I heartily recommend you try Japanese whisky while you're there. During my time in Japan I never found a blended Japanese whisky I particularly liked, but some of the single malts were fantastic. Of the ten-ish distilleries in Japan, Yoichi and Yamazaki are probably the most popular for single malts - and not undeservedly - I've had some great whiskies from both of these giants.

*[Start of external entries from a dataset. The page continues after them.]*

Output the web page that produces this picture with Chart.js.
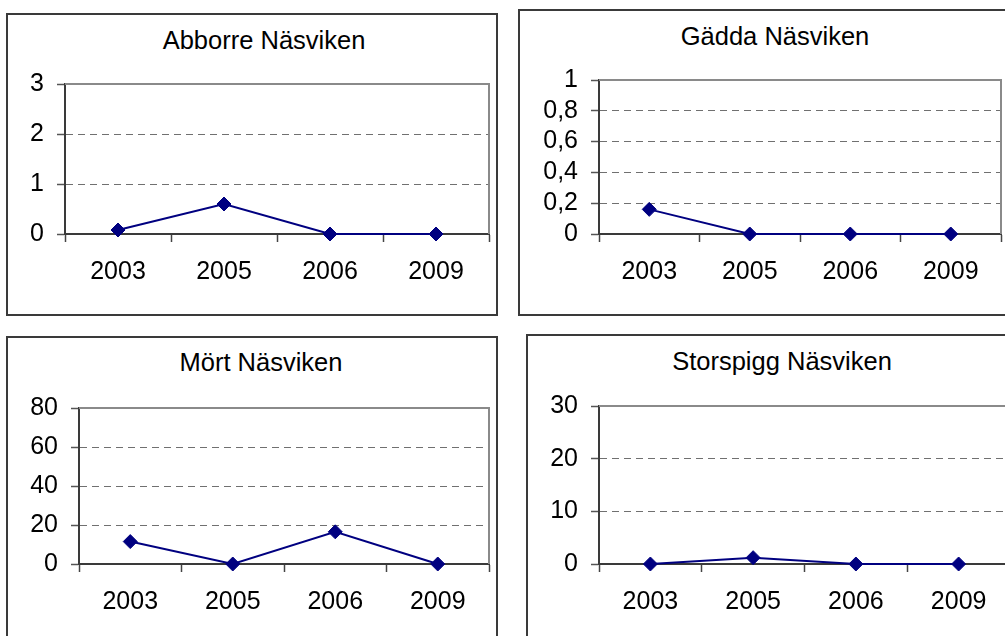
<!DOCTYPE html>
<html>
<head>
<meta charset="utf-8">
<script src="https://cdn.jsdelivr.net/npm/chart.js@4"></script>
<style>
  html, body { margin: 0; padding: 0; background: #fff; }
  body { width: 1005px; height: 636px; overflow: hidden; position: relative; font-family: "Liberation Sans", Arial, sans-serif; }
  .frame { position: absolute; border: 2px solid #3a3a3a; box-sizing: border-box; }
  .title { position: absolute; font-size: 25.5px; line-height: 25px; color: #000; white-space: nowrap; transform: translateX(-50%); }
  .layer { position: absolute; left: 0; top: 0; }
</style>
</head>
<body>
<div class="frame" style="left:6px;top:13px;width:492px;height:303px"></div>
<div class="frame" style="left:518px;top:9px;width:500px;height:307px"></div>
<div class="frame" style="left:6px;top:336px;width:492px;height:320px"></div>
<div class="frame" style="left:526px;top:334px;width:500px;height:320px"></div>

<div class="title" style="left:264px;top:28px">Abborre Näsviken</div>
<div class="title" style="left:775px;top:24px">Gädda Näsviken</div>
<div class="title" style="left:261px;top:350px">Mört Näsviken</div>
<div class="title" style="left:782px;top:349px">Storspigg Näsviken</div>

<canvas id="c1" class="layer" width="1020" height="636"></canvas>
<canvas id="c2" class="layer" width="1020" height="636"></canvas>
<canvas id="c3" class="layer" width="1020" height="636"></canvas>
<canvas id="c4" class="layer" width="1020" height="636"></canvas>

<script>
// Survey years
const years = ['2003', '2005', '2006', '2009'];

// Catch per species
const abborre   = [0.08, 0.6, 0, 0];
const gadda     = [0.16, 0, 0, 0];
const mort      = [11.5, 0, 16.5, 0];
const storspigg = [0, 1.2, 0, 0];

// Y-axis tick labels (Swedish decimal comma)
const abborreTicks   = ['0', '1', '2', '3'];
const gaddaTicks     = ['0', '0,2', '0,4', '0,6', '0,8', '1'];
const mortTicks      = ['0', '20', '40', '60', '80'];
const storspiggTicks = ['0', '10', '20', '30'];

const CW = 1020, CH = 636;   // canvas size
const Y_W = 60, X_H = 60;    // fixed axis box sizes

Chart.defaults.font.family = '"Liberation Sans", Arial, sans-serif';
Chart.defaults.font.size = 25;
Chart.defaults.color = '#000';

// Grey frame on the top and right of the plot area
const plotFrame = {
  id: 'plotFrame',
  beforeDatasetsDraw(chart) {
    const a = chart.chartArea, ctx = chart.ctx;
    ctx.save();
    ctx.strokeStyle = '#8a8a8a';
    ctx.lineWidth = 2;
    ctx.beginPath();
    ctx.moveTo(a.left, a.top);
    ctx.lineTo(a.right, a.top);
    ctx.lineTo(a.right, a.bottom);
    ctx.stroke();
    ctx.restore();
  }
};

function makeChart(id, values, yMax, yStep, yLabels, box) {
  return new Chart(document.getElementById(id), {
    type: 'line',
    data: {
      labels: years,
      datasets: [{
        data: values,
        borderColor: '#000080',
        backgroundColor: '#000080',
        borderWidth: 2,
        pointStyle: 'rectRot',
        pointRadius: 7,
        pointHoverRadius: 7,
        pointBorderWidth: 1,
        tension: 0,
        clip: false
      }]
    },
    options: {
      responsive: false,
      animation: false,
      events: [],
      layout: {
        padding: { left: box.l - Y_W, right: CW - box.r, top: box.t, bottom: CH - box.b - X_H }
      },
      plugins: { legend: { display: false }, title: { display: false }, tooltip: { enabled: false } },
      scales: {
        x: {
          offset: true,
          afterFit(s) { s.height = X_H; },
          grid: { offset: true, drawOnChartArea: false, drawTicks: true, tickLength: 8, tickColor: '#444', tickWidth: 1.5 },
          border: { display: true, color: '#3a3a3a', width: 2 },
          ticks: { padding: 15, maxRotation: 0, autoSkip: false }
        },
        y: {
          min: 0, max: yMax,
          afterFit(s) { s.width = Y_W; },
          grid: {
            color: c => (c.tick && c.tick.value === 0) ? 'rgba(0,0,0,0)' : '#707070',
            lineWidth: 1, tickLength: 8, tickColor: '#555', tickWidth: 1.5
          },
          border: { display: true, color: '#3a3a3a', width: 2, dash: [7, 5] },
          ticks: {
            stepSize: yStep, padding: 13, autoSkip: false,
            callback: (v, i) => yLabels[i]
          }
        }
      }
    },
    plugins: [plotFrame]
  });
}

makeChart('c1', abborre, 3, 1, abborreTicks, { l: 65, r: 489, t: 84, b: 234 });
makeChart('c2', gadda, 1, 0.2, gaddaTicks, { l: 599, r: 1001, t: 80, b: 234 });
makeChart('c3', mort, 80, 20, mortTicks, { l: 79, r: 489, t: 408, b: 564 });
makeChart('c4', storspigg, 30, 10, storspiggTicks, { l: 599, r: 1010, t: 406, b: 564 });
</script>
</body>
</html>
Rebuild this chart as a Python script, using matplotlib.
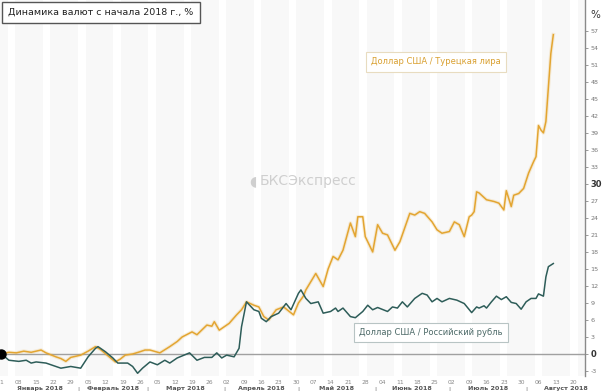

I suppose as someone who is into beer Japan might be a bit of a disappointment in some ways? I found it was pretty much dominated by the big three or four breweries, and there wasn't a whole lot of variety (other than all the subtly different variations of happoshu, each one seemingly invented to be a slightly more effective tax dodge than the previous one). I have to admit I actually really liked Japanese beer - but then I'm not really a connoisseur when it comes to beer, so I am completely satisfied with a cold glass of "nama" Asahi. Although most beer connoisseurs I know would turn their nose up at that sort of over refrigerated mass produce thing.

Posted by John at 2008/05/08 22:27:55.